DATA LINES:
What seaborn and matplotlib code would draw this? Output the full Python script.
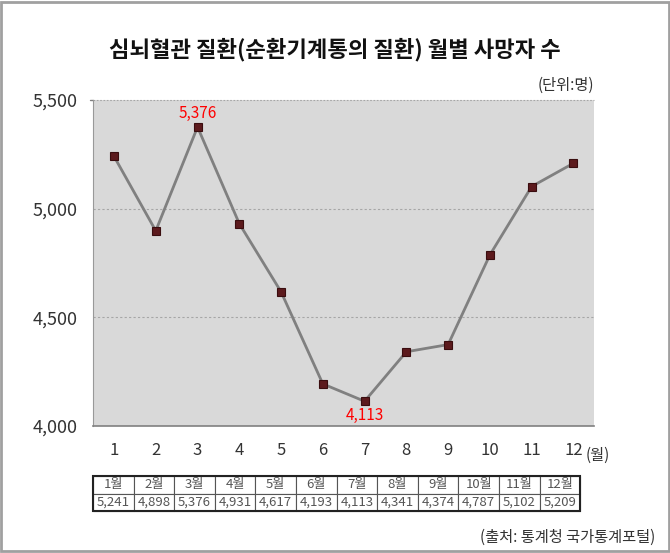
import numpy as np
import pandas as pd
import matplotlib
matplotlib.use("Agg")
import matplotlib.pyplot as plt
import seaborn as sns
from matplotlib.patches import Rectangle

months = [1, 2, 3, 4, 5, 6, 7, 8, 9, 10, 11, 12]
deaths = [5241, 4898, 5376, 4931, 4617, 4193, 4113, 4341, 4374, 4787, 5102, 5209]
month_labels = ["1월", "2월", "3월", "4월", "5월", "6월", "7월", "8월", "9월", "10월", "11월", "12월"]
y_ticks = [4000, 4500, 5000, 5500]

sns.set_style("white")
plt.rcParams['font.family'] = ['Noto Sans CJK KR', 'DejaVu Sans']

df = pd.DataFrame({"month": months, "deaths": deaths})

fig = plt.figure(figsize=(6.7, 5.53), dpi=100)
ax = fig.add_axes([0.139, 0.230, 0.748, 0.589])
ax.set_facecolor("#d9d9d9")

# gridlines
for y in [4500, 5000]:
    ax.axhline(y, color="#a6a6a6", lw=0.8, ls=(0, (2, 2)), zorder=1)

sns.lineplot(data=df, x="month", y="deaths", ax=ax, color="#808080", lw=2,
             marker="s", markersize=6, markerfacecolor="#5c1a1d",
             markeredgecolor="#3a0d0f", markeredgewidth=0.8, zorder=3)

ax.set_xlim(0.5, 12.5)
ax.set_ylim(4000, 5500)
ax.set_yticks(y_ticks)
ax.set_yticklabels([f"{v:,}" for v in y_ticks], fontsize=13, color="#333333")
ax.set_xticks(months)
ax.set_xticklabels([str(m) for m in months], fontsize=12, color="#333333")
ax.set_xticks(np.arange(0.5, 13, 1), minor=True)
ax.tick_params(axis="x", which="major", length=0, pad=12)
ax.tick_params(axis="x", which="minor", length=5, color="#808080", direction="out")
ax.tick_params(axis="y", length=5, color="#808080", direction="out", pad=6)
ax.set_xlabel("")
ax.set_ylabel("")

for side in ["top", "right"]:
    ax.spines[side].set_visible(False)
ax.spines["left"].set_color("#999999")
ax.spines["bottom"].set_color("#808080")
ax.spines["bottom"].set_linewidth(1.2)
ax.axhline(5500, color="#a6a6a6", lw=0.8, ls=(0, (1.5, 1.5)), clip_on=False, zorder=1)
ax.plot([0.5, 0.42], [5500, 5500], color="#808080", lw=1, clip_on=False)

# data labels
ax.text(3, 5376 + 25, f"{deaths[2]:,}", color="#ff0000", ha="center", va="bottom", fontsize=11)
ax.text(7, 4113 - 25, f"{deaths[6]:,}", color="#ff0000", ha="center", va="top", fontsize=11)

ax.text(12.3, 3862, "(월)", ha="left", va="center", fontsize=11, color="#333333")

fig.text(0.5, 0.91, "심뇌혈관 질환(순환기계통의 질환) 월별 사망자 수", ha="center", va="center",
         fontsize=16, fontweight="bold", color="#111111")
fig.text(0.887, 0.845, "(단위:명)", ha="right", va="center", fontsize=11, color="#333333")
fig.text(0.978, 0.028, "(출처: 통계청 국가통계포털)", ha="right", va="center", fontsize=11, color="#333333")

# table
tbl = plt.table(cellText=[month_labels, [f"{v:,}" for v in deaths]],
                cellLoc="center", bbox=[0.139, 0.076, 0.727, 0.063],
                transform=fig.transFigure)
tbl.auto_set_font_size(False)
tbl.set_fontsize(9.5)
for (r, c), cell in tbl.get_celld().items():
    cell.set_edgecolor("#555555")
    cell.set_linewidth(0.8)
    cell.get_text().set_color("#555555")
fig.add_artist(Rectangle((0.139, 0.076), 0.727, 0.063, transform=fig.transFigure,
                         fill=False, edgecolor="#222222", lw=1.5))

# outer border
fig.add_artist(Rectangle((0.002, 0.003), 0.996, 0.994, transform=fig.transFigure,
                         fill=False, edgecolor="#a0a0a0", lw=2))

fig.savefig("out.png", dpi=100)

WRITTEN EXERCISE: Please quote the lines of the material, beginning with the first and ending with the one that contains "from matplotlib.patches import Rectangle", exactly as written and without any pictures.

FINAL ANSWER:
What seaborn and matplotlib code would draw this? Output the full Python script.
import numpy as np
import pandas as pd
import matplotlib
matplotlib.use("Agg")
import matplotlib.pyplot as plt
import seaborn as sns
from matplotlib.patches import Rectangle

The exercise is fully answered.